▶ **Required task**: The lines from the top of the material below through the line containing "(0,0) rectangle (2560,2033);" are to be printed exactly, with pictures omitted.

** Begin **

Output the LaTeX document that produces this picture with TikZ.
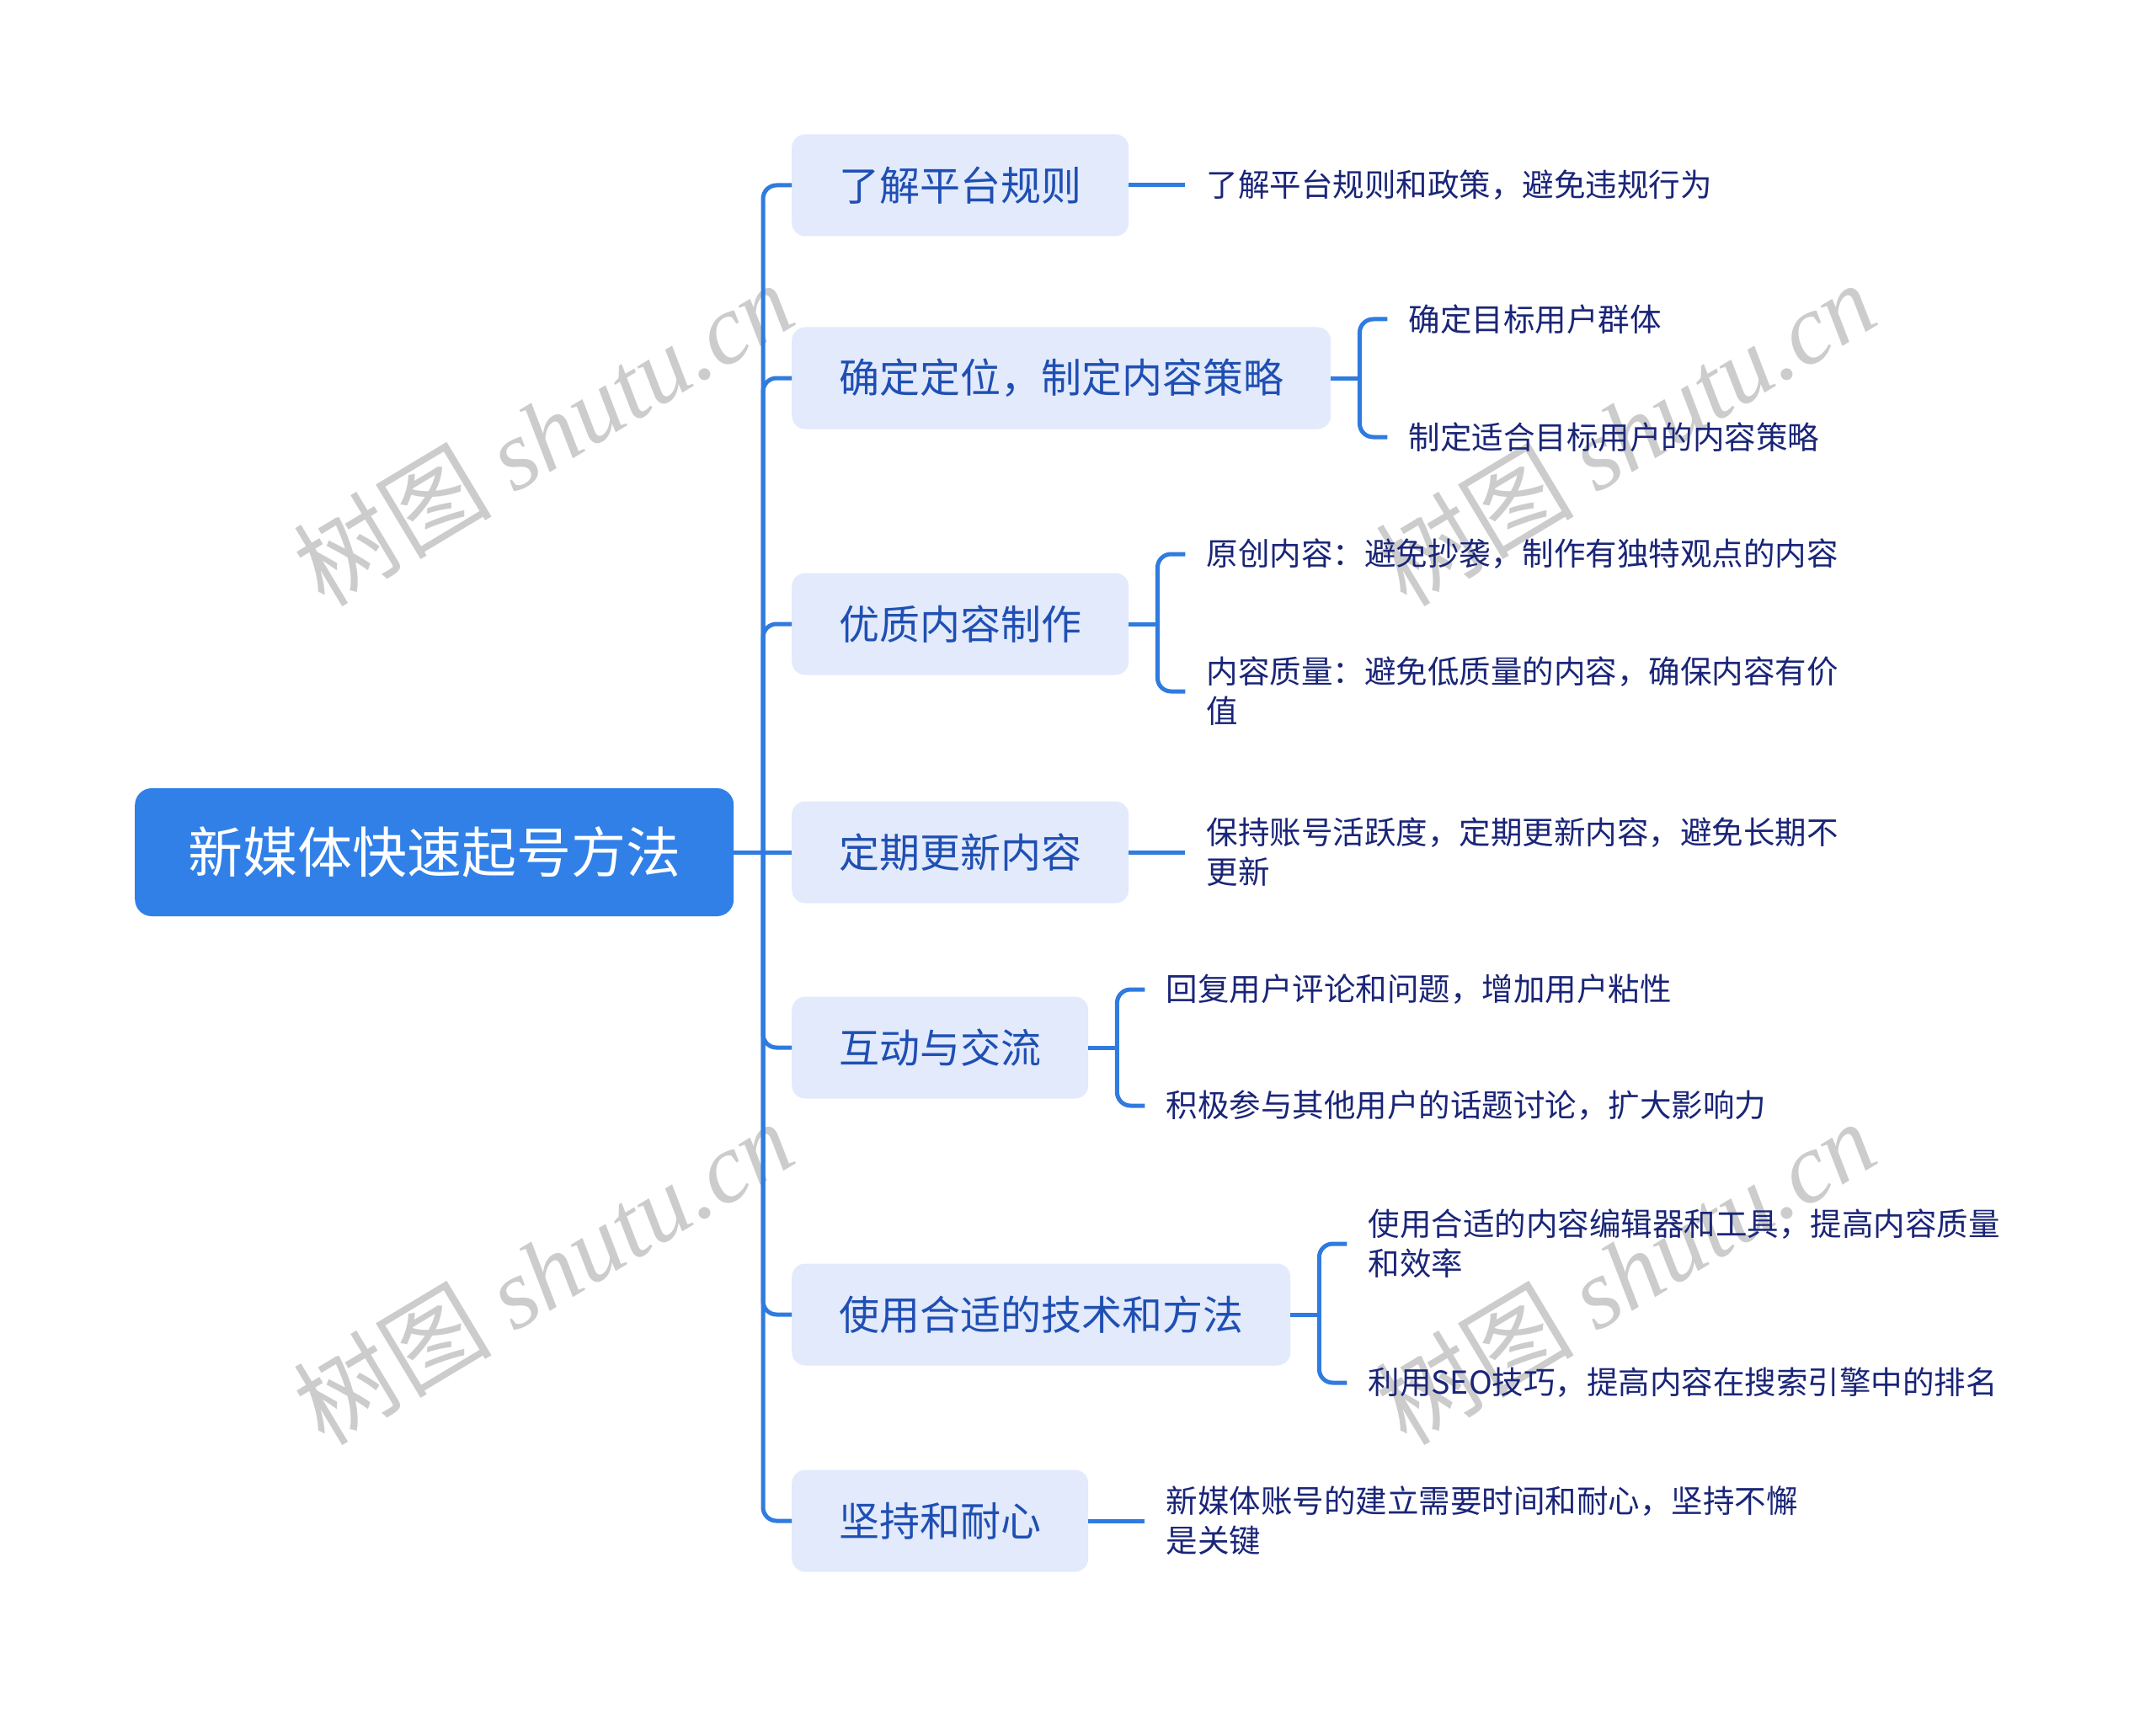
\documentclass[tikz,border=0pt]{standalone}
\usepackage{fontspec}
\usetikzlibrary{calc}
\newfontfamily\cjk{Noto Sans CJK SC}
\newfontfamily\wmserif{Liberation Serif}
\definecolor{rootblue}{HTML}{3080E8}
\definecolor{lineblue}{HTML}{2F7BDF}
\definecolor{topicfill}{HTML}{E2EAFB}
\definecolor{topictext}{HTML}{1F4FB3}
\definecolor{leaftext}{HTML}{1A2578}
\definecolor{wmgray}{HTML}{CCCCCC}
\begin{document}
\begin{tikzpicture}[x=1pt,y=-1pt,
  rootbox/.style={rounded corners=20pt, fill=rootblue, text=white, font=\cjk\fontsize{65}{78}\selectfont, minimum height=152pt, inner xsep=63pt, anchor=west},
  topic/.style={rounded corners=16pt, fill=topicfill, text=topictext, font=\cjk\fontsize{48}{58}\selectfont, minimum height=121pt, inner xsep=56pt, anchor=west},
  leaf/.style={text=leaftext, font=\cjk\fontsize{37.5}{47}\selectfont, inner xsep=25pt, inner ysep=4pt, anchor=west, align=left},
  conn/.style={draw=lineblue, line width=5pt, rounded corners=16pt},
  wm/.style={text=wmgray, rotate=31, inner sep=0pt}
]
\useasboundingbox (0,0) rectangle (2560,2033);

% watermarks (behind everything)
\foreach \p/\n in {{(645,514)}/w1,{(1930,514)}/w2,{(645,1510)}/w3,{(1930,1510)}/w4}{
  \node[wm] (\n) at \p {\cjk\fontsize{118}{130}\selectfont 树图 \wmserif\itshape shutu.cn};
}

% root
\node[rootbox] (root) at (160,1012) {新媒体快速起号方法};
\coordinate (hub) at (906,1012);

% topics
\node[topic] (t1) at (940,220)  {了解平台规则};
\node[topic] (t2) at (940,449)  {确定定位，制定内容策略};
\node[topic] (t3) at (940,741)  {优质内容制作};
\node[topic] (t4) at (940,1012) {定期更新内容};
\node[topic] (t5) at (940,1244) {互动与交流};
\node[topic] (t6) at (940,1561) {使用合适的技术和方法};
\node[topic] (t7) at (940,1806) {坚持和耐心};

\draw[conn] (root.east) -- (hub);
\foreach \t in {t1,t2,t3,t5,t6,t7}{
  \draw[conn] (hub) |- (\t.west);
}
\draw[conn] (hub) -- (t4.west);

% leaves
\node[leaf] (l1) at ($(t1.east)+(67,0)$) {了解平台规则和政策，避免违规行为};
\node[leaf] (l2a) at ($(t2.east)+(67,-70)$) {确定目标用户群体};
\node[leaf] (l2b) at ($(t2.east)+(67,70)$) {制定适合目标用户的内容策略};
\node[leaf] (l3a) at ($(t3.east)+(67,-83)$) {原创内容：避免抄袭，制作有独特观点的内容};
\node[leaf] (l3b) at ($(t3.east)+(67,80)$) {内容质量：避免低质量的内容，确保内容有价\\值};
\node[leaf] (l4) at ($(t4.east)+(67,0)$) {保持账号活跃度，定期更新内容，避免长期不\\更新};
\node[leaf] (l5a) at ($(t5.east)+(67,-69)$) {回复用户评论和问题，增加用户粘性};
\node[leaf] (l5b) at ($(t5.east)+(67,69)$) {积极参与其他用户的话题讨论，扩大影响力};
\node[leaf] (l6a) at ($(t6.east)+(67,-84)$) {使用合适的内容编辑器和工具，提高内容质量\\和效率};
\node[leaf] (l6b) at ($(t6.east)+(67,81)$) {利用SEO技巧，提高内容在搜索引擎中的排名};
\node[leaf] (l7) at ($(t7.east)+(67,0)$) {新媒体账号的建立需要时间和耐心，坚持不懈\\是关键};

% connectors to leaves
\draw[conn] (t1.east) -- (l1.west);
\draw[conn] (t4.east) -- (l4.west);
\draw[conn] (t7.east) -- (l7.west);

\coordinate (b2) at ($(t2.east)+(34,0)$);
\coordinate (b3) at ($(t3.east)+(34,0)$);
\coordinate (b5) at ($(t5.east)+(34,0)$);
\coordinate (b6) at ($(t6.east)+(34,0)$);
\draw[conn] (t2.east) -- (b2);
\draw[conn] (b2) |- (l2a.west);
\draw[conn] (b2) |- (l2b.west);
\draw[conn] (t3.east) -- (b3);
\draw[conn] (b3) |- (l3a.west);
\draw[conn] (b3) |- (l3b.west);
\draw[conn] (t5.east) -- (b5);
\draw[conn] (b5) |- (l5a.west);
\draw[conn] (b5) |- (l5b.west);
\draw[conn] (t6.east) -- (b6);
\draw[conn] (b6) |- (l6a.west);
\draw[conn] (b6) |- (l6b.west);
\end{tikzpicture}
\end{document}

** End **

▶ **Reply**:
Output the LaTeX document that produces this picture with TikZ.
\documentclass[tikz,border=0pt]{standalone}
\usepackage{fontspec}
\usetikzlibrary{calc}
\newfontfamily\cjk{Noto Sans CJK SC}
\newfontfamily\wmserif{Liberation Serif}
\definecolor{rootblue}{HTML}{3080E8}
\definecolor{lineblue}{HTML}{2F7BDF}
\definecolor{topicfill}{HTML}{E2EAFB}
\definecolor{topictext}{HTML}{1F4FB3}
\definecolor{leaftext}{HTML}{1A2578}
\definecolor{wmgray}{HTML}{CCCCCC}
\begin{document}
\begin{tikzpicture}[x=1pt,y=-1pt,
  rootbox/.style={rounded corners=20pt, fill=rootblue, text=white, font=\cjk\fontsize{65}{78}\selectfont, minimum height=152pt, inner xsep=63pt, anchor=west},
  topic/.style={rounded corners=16pt, fill=topicfill, text=topictext, font=\cjk\fontsize{48}{58}\selectfont, minimum height=121pt, inner xsep=56pt, anchor=west},
  leaf/.style={text=leaftext, font=\cjk\fontsize{37.5}{47}\selectfont, inner xsep=25pt, inner ysep=4pt, anchor=west, align=left},
  conn/.style={draw=lineblue, line width=5pt, rounded corners=16pt},
  wm/.style={text=wmgray, rotate=31, inner sep=0pt}
]
\useasboundingbox (0,0) rectangle (2560,2033);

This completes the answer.